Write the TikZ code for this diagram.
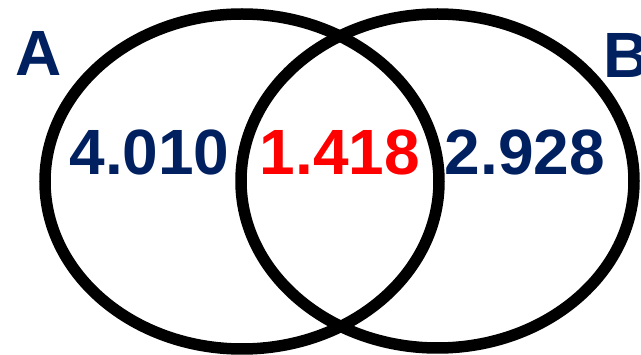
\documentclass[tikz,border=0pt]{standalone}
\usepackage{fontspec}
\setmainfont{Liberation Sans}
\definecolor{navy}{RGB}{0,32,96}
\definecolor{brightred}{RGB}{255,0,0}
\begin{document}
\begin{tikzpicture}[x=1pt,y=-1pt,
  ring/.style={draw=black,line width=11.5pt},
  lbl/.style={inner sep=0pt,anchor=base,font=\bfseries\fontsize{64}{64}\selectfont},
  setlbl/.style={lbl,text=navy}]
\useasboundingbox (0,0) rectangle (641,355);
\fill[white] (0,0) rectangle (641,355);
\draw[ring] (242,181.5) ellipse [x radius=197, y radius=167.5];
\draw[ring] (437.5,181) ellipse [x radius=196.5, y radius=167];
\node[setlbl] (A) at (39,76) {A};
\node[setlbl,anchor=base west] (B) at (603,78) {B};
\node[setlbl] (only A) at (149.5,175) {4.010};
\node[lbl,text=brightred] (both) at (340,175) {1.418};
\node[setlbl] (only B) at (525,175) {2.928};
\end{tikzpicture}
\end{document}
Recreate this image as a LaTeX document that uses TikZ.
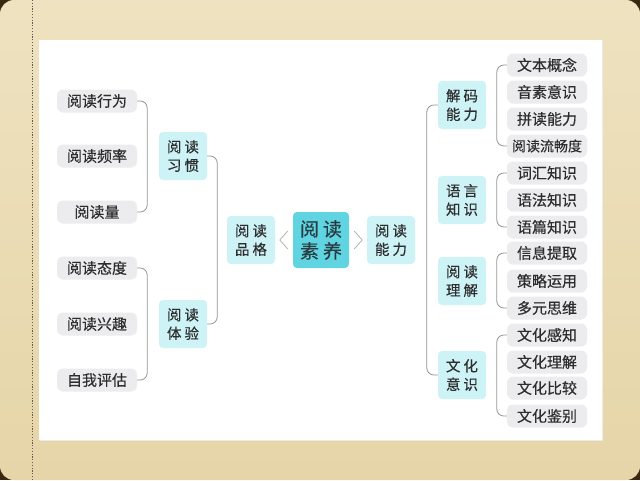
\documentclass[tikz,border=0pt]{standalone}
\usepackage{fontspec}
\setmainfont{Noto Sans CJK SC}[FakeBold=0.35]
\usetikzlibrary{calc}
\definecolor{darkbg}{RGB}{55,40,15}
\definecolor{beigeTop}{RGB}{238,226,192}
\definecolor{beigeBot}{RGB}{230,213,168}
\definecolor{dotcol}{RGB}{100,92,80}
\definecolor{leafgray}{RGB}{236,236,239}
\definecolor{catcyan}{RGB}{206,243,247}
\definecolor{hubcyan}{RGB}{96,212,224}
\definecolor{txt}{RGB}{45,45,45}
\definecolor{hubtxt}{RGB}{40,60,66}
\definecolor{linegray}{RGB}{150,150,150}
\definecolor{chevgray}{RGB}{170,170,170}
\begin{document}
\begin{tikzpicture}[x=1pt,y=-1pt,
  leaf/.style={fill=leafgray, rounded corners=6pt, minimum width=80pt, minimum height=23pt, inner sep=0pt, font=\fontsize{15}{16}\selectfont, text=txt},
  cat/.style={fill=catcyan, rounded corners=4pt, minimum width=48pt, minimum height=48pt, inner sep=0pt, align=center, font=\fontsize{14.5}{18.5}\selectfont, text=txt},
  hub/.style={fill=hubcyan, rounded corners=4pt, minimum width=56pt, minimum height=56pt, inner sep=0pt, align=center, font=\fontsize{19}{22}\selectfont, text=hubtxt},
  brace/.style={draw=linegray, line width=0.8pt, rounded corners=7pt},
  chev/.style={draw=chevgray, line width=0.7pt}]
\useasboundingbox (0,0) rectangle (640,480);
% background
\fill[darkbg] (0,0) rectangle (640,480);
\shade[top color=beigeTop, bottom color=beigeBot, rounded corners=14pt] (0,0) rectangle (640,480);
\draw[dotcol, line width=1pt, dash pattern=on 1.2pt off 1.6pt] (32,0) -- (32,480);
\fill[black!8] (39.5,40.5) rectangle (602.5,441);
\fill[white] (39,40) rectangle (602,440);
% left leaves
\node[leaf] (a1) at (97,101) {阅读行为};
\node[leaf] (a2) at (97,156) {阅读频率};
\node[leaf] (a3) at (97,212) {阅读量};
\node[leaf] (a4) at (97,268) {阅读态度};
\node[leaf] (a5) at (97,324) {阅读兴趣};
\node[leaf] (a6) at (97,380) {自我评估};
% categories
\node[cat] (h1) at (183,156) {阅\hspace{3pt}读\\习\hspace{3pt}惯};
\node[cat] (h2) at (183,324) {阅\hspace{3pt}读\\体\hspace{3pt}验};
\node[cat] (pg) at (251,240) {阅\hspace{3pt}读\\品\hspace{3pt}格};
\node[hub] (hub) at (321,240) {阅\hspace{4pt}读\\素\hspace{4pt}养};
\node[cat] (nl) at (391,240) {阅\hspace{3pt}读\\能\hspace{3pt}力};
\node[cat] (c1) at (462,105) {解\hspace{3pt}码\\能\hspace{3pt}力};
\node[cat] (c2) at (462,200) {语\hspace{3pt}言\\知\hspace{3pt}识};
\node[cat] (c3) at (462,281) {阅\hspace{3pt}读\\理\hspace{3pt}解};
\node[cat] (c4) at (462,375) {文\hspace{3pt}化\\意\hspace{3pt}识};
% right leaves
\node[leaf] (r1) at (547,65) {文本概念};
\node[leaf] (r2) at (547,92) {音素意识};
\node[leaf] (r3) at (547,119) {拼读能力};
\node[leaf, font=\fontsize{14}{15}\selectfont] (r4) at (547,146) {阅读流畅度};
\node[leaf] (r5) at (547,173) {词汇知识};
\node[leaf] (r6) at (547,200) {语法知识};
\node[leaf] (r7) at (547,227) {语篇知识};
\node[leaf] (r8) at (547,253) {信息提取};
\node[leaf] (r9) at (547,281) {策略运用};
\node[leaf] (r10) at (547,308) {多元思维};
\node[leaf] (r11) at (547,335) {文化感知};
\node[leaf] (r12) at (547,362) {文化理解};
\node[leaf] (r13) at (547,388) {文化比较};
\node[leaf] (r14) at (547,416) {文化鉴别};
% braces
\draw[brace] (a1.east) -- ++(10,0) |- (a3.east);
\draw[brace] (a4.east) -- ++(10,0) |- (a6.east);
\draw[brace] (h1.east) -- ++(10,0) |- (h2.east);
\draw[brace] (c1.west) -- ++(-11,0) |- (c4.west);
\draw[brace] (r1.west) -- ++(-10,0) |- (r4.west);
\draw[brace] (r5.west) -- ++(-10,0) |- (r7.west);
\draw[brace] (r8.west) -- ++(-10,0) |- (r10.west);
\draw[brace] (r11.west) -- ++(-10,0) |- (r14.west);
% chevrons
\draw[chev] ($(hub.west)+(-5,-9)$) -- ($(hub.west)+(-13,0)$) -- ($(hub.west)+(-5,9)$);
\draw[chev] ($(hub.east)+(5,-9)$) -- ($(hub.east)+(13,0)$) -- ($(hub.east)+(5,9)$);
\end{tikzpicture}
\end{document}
-=-=-
- Directions
Every line of the material is to be quoted exactly, with no pictures carried over.

- Solution to this exercise
Write the TikZ code for this diagram.
\documentclass[tikz,border=0pt]{standalone}
\usepackage{fontspec}
\setmainfont{Liberation Sans}
\definecolor{navy}{RGB}{0,32,96}
\definecolor{brightred}{RGB}{255,0,0}
\begin{document}
\begin{tikzpicture}[x=1pt,y=-1pt,
  ring/.style={draw=black,line width=11.5pt},
  lbl/.style={inner sep=0pt,anchor=base,font=\bfseries\fontsize{64}{64}\selectfont},
  setlbl/.style={lbl,text=navy}]
\useasboundingbox (0,0) rectangle (641,355);
\fill[white] (0,0) rectangle (641,355);
\draw[ring] (242,181.5) ellipse [x radius=197, y radius=167.5];
\draw[ring] (437.5,181) ellipse [x radius=196.5, y radius=167];
\node[setlbl] (A) at (39,76) {A};
\node[setlbl,anchor=base west] (B) at (603,78) {B};
\node[setlbl] (only A) at (149.5,175) {4.010};
\node[lbl,text=brightred] (both) at (340,175) {1.418};
\node[setlbl] (only B) at (525,175) {2.928};
\end{tikzpicture}
\end{document}
Recreate this image as a LaTeX document that uses TikZ.
\documentclass[tikz,border=0pt]{standalone}
\usepackage{fontspec}
\setmainfont{Noto Sans CJK SC}[FakeBold=0.35]
\usetikzlibrary{calc}
\definecolor{darkbg}{RGB}{55,40,15}
\definecolor{beigeTop}{RGB}{238,226,192}
\definecolor{beigeBot}{RGB}{230,213,168}
\definecolor{dotcol}{RGB}{100,92,80}
\definecolor{leafgray}{RGB}{236,236,239}
\definecolor{catcyan}{RGB}{206,243,247}
\definecolor{hubcyan}{RGB}{96,212,224}
\definecolor{txt}{RGB}{45,45,45}
\definecolor{hubtxt}{RGB}{40,60,66}
\definecolor{linegray}{RGB}{150,150,150}
\definecolor{chevgray}{RGB}{170,170,170}
\begin{document}
\begin{tikzpicture}[x=1pt,y=-1pt,
  leaf/.style={fill=leafgray, rounded corners=6pt, minimum width=80pt, minimum height=23pt, inner sep=0pt, font=\fontsize{15}{16}\selectfont, text=txt},
  cat/.style={fill=catcyan, rounded corners=4pt, minimum width=48pt, minimum height=48pt, inner sep=0pt, align=center, font=\fontsize{14.5}{18.5}\selectfont, text=txt},
  hub/.style={fill=hubcyan, rounded corners=4pt, minimum width=56pt, minimum height=56pt, inner sep=0pt, align=center, font=\fontsize{19}{22}\selectfont, text=hubtxt},
  brace/.style={draw=linegray, line width=0.8pt, rounded corners=7pt},
  chev/.style={draw=chevgray, line width=0.7pt}]
\useasboundingbox (0,0) rectangle (640,480);
% background
\fill[darkbg] (0,0) rectangle (640,480);
\shade[top color=beigeTop, bottom color=beigeBot, rounded corners=14pt] (0,0) rectangle (640,480);
\draw[dotcol, line width=1pt, dash pattern=on 1.2pt off 1.6pt] (32,0) -- (32,480);
\fill[black!8] (39.5,40.5) rectangle (602.5,441);
\fill[white] (39,40) rectangle (602,440);
% left leaves
\node[leaf] (a1) at (97,101) {阅读行为};
\node[leaf] (a2) at (97,156) {阅读频率};
\node[leaf] (a3) at (97,212) {阅读量};
\node[leaf] (a4) at (97,268) {阅读态度};
\node[leaf] (a5) at (97,324) {阅读兴趣};
\node[leaf] (a6) at (97,380) {自我评估};
% categories
\node[cat] (h1) at (183,156) {阅\hspace{3pt}读\\习\hspace{3pt}惯};
\node[cat] (h2) at (183,324) {阅\hspace{3pt}读\\体\hspace{3pt}验};
\node[cat] (pg) at (251,240) {阅\hspace{3pt}读\\品\hspace{3pt}格};
\node[hub] (hub) at (321,240) {阅\hspace{4pt}读\\素\hspace{4pt}养};
\node[cat] (nl) at (391,240) {阅\hspace{3pt}读\\能\hspace{3pt}力};
\node[cat] (c1) at (462,105) {解\hspace{3pt}码\\能\hspace{3pt}力};
\node[cat] (c2) at (462,200) {语\hspace{3pt}言\\知\hspace{3pt}识};
\node[cat] (c3) at (462,281) {阅\hspace{3pt}读\\理\hspace{3pt}解};
\node[cat] (c4) at (462,375) {文\hspace{3pt}化\\意\hspace{3pt}识};
% right leaves
\node[leaf] (r1) at (547,65) {文本概念};
\node[leaf] (r2) at (547,92) {音素意识};
\node[leaf] (r3) at (547,119) {拼读能力};
\node[leaf, font=\fontsize{14}{15}\selectfont] (r4) at (547,146) {阅读流畅度};
\node[leaf] (r5) at (547,173) {词汇知识};
\node[leaf] (r6) at (547,200) {语法知识};
\node[leaf] (r7) at (547,227) {语篇知识};
\node[leaf] (r8) at (547,253) {信息提取};
\node[leaf] (r9) at (547,281) {策略运用};
\node[leaf] (r10) at (547,308) {多元思维};
\node[leaf] (r11) at (547,335) {文化感知};
\node[leaf] (r12) at (547,362) {文化理解};
\node[leaf] (r13) at (547,388) {文化比较};
\node[leaf] (r14) at (547,416) {文化鉴别};
% braces
\draw[brace] (a1.east) -- ++(10,0) |- (a3.east);
\draw[brace] (a4.east) -- ++(10,0) |- (a6.east);
\draw[brace] (h1.east) -- ++(10,0) |- (h2.east);
\draw[brace] (c1.west) -- ++(-11,0) |- (c4.west);
\draw[brace] (r1.west) -- ++(-10,0) |- (r4.west);
\draw[brace] (r5.west) -- ++(-10,0) |- (r7.west);
\draw[brace] (r8.west) -- ++(-10,0) |- (r10.west);
\draw[brace] (r11.west) -- ++(-10,0) |- (r14.west);
% chevrons
\draw[chev] ($(hub.west)+(-5,-9)$) -- ($(hub.west)+(-13,0)$) -- ($(hub.west)+(-5,9)$);
\draw[chev] ($(hub.east)+(5,-9)$) -- ($(hub.east)+(13,0)$) -- ($(hub.east)+(5,9)$);
\end{tikzpicture}
\end{document}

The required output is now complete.